The most sensational case took place in Velizh, a small town located on the northeastern edge of the Pale of Settlement. Now erased from historical memory, the Velizh affair was the longest ritual murder case in the modern world, and most likely in world history. The case lasted approximately twelve years, from 1823 to 1835, and resulted in charges of ritual murder against forty-three Jews. Unlike the Beilis trial, the Velizh case was conducted in strict secrecy, according to the guidelines established by the inquisitorial procedure code. Imprisonment took a physical and an emotional toll on the prisoners. Standing in front of the commission, many Jews found it difficult to cope with the trauma of the oral interrogations. Some individuals had a hard time getting their point across in a language only a handful of people knew reasonably well. Others succumbed to depression from which they never fully recovered.
By the fall of 1828, the Velizh inquisitorial commission amassed an impressive dossier: a forensic report, an assortment of confessions, one blood-stained cloth, two knives, a piece of foreskin, and reference works that clearly established the theological origins and historicity of ritual murder.

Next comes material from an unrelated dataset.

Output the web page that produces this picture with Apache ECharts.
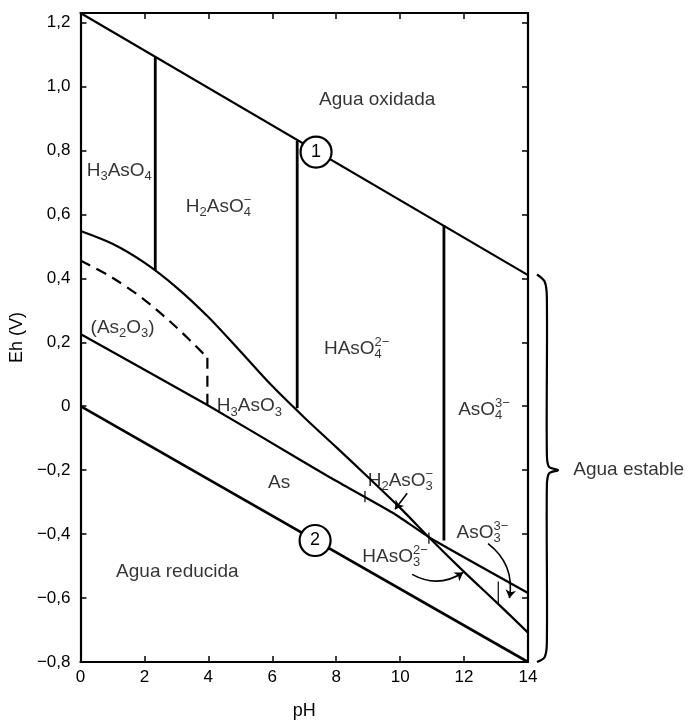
<!DOCTYPE html>
<html>
<head>
<meta charset="utf-8">
<script src="https://cdn.jsdelivr.net/npm/echarts@6/dist/echarts.min.js"></script>
<style>
html,body{margin:0;padding:0;background:#fff;}
#chart{width:688px;height:725px;}
</style>
</head>
<body>
<div id="chart"></div>
<script>
// ---- data (pH, Eh in V) ----
const pHTicks = [0, 2, 4, 6, 8, 10, 12, 14];
const ehTicks = [-0.8, -0.6, -0.4, -0.2, 0, 0.2, 0.4, 0.6, 0.8, 1.0, 1.2];

const waterUpper = [[0, 1.23], [14, 0.41]];
const waterLower = [[0, 0.0], [14, -0.8]];

const asVtoAsIII = [[0, 0.548], [1, 0.508], [2, 0.449], [3, 0.372], [4, 0.279], [5, 0.172],
  [6, 0.063], [7, -0.035], [8, -0.128], [9, -0.222], [10, -0.318], [11, -0.42],
  [12, -0.518], [13, -0.612], [14, -0.708]];
const asIIItoAs = [[0, 0.226], [3.97, 0.004], [6.88, -0.168], [7.81, -0.223], [9.78, -0.334],
  [10.94, -0.412], [14, -0.584]];
const as2o3Curve = [[0, 0.456], [1, 0.402], [2, 0.333], [3, 0.247], [3.97, 0.152]];
const as2o3Vertical = [[3.97, 0.152], [3.97, 0.006]];

const pKa1 = [[2.34, 1.092], [2.34, 0.424]];
const pKa2 = [[6.78, 0.83], [6.78, -0.006]];
const pKa3 = [[11.37, 0.567], [11.37, -0.42]];
const pKaSmall = [[13.07, -0.548], [13.07, -0.619]];
const lineTicks = [[[8.9, -0.265], [8.9, -0.3]], [[10.9, -0.395], [10.9, -0.43]]];

const circleMarks = [[7.37, 0.795, '1'], [7.34, -0.42, '2']];

const arrows = [
  { from: [10.22, -0.272], to: [9.84, -0.322], curve: 0 },
  { from: [10.375, -0.526], to: [11.97, -0.52], curve: -0.3 },
  { from: [12.75, -0.43], to: [13.42, -0.6], curve: 0.3 }
];

const braceShape = [[14.28, 0.412], [14.52, 0.39], [14.59, 0.34], [14.59, -0.15], [14.66, -0.19],
  [14.94, -0.2], [14.66, -0.21], [14.59, -0.25], [14.59, -0.74], [14.52, -0.785], [14.28, -0.8]];

const textLabels = [
  [7.45, 0.96, 'Agua oxidada'],
  [0.18, 0.737, 'H{s|3}AsO{s|4}'],
  [3.28, 0.625, 'H{s|2}AsO{sz|4}{p|−}'],
  [7.6, 0.18, 'HAsO{sz|4}{p|2−}'],
  [11.8, -0.01, 'AsO{sz|4}{p|3−}'],
  [0.3, 0.245, '(As{s|2}O{s|3})'],
  [4.25, 0.0, 'H{s|3}AsO{s|3}'],
  [5.85, -0.24, 'As'],
  [8.97, -0.232, 'H{s|2}AsO{sz|3}{p|−}'],
  [11.75, -0.395, 'AsO{sz|3}{p|3−}'],
  [8.8, -0.47, 'HAsO{sz|3}{p|2−}'],
  [1.1, -0.517, 'Agua reducida'],
  [15.4, -0.2, 'Agua estable']
];

// ---- chart ----
const chart = echarts.init(document.getElementById('chart'));
const FONT = 'Liberation Sans';
const fmtEh = v => {
  const r = Math.round(v * 10) / 10;
  if (Math.abs(r) < 1e-9) return '0';
  return (r < 0 ? '−' : '') + Math.abs(r).toFixed(1).replace('.', ',');
};

function lineSeries(data, opts) {
  return Object.assign({
    type: 'line', data: data, symbol: 'none', silent: true, clip: false,
    lineStyle: { color: '#000', width: 2.2 }, z: 3, animation: false
  }, opts || {});
}

const rich = {
  n: { fontSize: 19, fontFamily: FONT, color: '#000' },
  s: { fontSize: 13, fontFamily: FONT, color: '#000', padding: [12, 0, 0, 0] },
  sz: { fontSize: 13, fontFamily: FONT, color: '#000', padding: [12, 0, 0, 0], width: 0 },
  p: { fontSize: 13, fontFamily: FONT, color: '#000', padding: [0, 0, 12, 0] }
};

const axisFont = { fontFamily: FONT, fontSize: 17, color: '#000' };

const option = {
  animation: false,
  backgroundColor: '#fff',
  grid: { left: 80, right: 160, top: 13, bottom: 57, containLabel: false },
  xAxis: [{
    type: 'value', min: 0, max: 14, interval: 2, position: 'bottom',
    name: 'pH', nameLocation: 'middle', nameGap: 40,
    nameTextStyle: { fontFamily: FONT, fontSize: 18, color: '#000' },
    axisLine: { show: true, onZero: false, lineStyle: { color: '#000', width: 2.2 } },
    axisTick: { show: true, inside: true, length: 6, lineStyle: { color: '#000', width: 1.5 } },
    axisLabel: Object.assign({ margin: 7 }, axisFont),
    splitLine: { show: false }
  }, {
    type: 'value', min: 0, max: 14, interval: 2, position: 'top',
    axisLine: { show: true, onZero: false, lineStyle: { color: '#000', width: 2.2 } },
    axisTick: { show: true, inside: true, length: 6, lineStyle: { color: '#000', width: 1.5 } },
    axisLabel: { show: false }, splitLine: { show: false }
  }],
  yAxis: [{
    type: 'value', min: -0.8, max: 1.23, position: 'left',
    name: 'Eh (V)', nameLocation: 'middle', nameGap: 52, nameRotate: 90,
    nameTextStyle: { fontFamily: FONT, fontSize: 18, color: '#000' },
    axisLine: { show: true, onZero: false, lineStyle: { color: '#000', width: 2.2 } },
    axisTick: { show: true, inside: true, length: 6, customValues: ehTicks, lineStyle: { color: '#000', width: 1.5 } },
    axisLabel: Object.assign({ margin: 10, customValues: ehTicks, formatter: fmtEh }, axisFont),
    splitLine: { show: false }
  }, {
    type: 'value', min: -0.8, max: 1.23, position: 'right',
    axisLine: { show: true, onZero: false, lineStyle: { color: '#000', width: 2.2 } },
    axisTick: { show: true, inside: true, length: 6, customValues: ehTicks, lineStyle: { color: '#000', width: 1.5 } },
    axisLabel: { show: false }, splitLine: { show: false }
  }],
  series: [
    lineSeries(waterUpper),
    lineSeries(waterLower, { lineStyle: { color: '#000', width: 2.6 } }),
    lineSeries(asVtoAsIII, { smooth: 0.3 }),
    lineSeries(asIIItoAs, { smooth: 0.15 }),
    lineSeries(as2o3Curve, { smooth: 0.3, lineStyle: { color: '#000', width: 2.2, type: [11, 7] } }),
    lineSeries(as2o3Vertical, { lineStyle: { color: '#000', width: 2.2, type: [11, 7] } }),
    lineSeries(pKa1, { lineStyle: { color: '#000', width: 2.8 } }),
    lineSeries(pKa2, { lineStyle: { color: '#000', width: 2.8 } }),
    lineSeries(pKa3, { lineStyle: { color: '#000', width: 2.8 } }),
    lineSeries(pKaSmall, { lineStyle: { color: '#000', width: 1.2 } }),
    ...lineTicks.map(t => lineSeries(t, { lineStyle: { color: '#000', width: 1.2 } })),
    {
      type: 'custom', silent: true, z: 3, clip: false,
      data: [0],
      renderItem: (params, api) => ({
        type: 'polyline',
        shape: { points: braceShape.map(p => api.coord(p)), smooth: 0.3 },
        style: { stroke: '#000', lineWidth: 2.2, fill: null }
      })
    },
    {
      type: 'lines', coordinateSystem: 'cartesian2d', silent: true, z: 4,
      symbol: ['none', 'arrow'], symbolSize: 8,
      data: arrows.map(a => ({ coords: [a.from, a.to], lineStyle: { curveness: a.curve } })),
      lineStyle: { color: '#000', width: 1.6, opacity: 1 }
    },
    {
      type: 'scatter', silent: true, z: 6, clip: false,
      data: circleMarks.map(c => ({ value: [c[0], c[1]], name: c[2] })),
      symbol: 'circle', symbolSize: 31,
      itemStyle: { color: '#fff', borderColor: '#000', borderWidth: 2.2, opacity: 1 },
      label: { show: true, position: 'inside', formatter: p => p.name, fontFamily: FONT, fontSize: 18, color: '#000' }
    },
    {
      type: 'scatter', silent: true, z: 7, clip: false,
      data: textLabels.map(t => ({ value: [t[0], t[1]], name: t[2] })),
      symbolSize: 1, itemStyle: { color: 'rgba(0,0,0,0)' },
      label: {
        show: true, position: 'right', distance: 0,
        formatter: p => '{n|' + p.name.replace(/\{(s|sz|p)\|([^}]*)\}/g, '}{$1|$2}{n|') + '}',
        rich: rich
      },
      labelLayout: { hideOverlap: false }
    }
  ]
};
chart.setOption(option);
</script>
</body>
</html>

The Velizh case reached the Senate and the State Council, the highest judicial bodies in the Russian Empire. Eventually, the charges against the Jews were dropped. Convicting Jews of blood sacrifice required empirical evidence of the highest order. Yet however powerful the evidence may have been in the Jews’ favor, Tsar Nicholas I was wary of dismissing the ritual murder charge outright. “I do not have and indeed cannot have the inner conviction,” he stated, “that the murder has not been committed by Jews.” Numerous examples from different times and places around the world, he believed, revealed that “among Jews there probably exist fanatics or sectarians who consider Christian blood necessary for their rites.”
Leaving open the possibility of ritual intent, Nicholas I’s opinion in 1835 cast a lingering shadow over all future blood accusations. As the recent events suggest surrounding the Russian Orthodox Church’s probe into the 1918 execution of the Romanovs, for many Russians, it’s entirely within the realm of perceived wisdom that Jews could commit the crime at any time and place.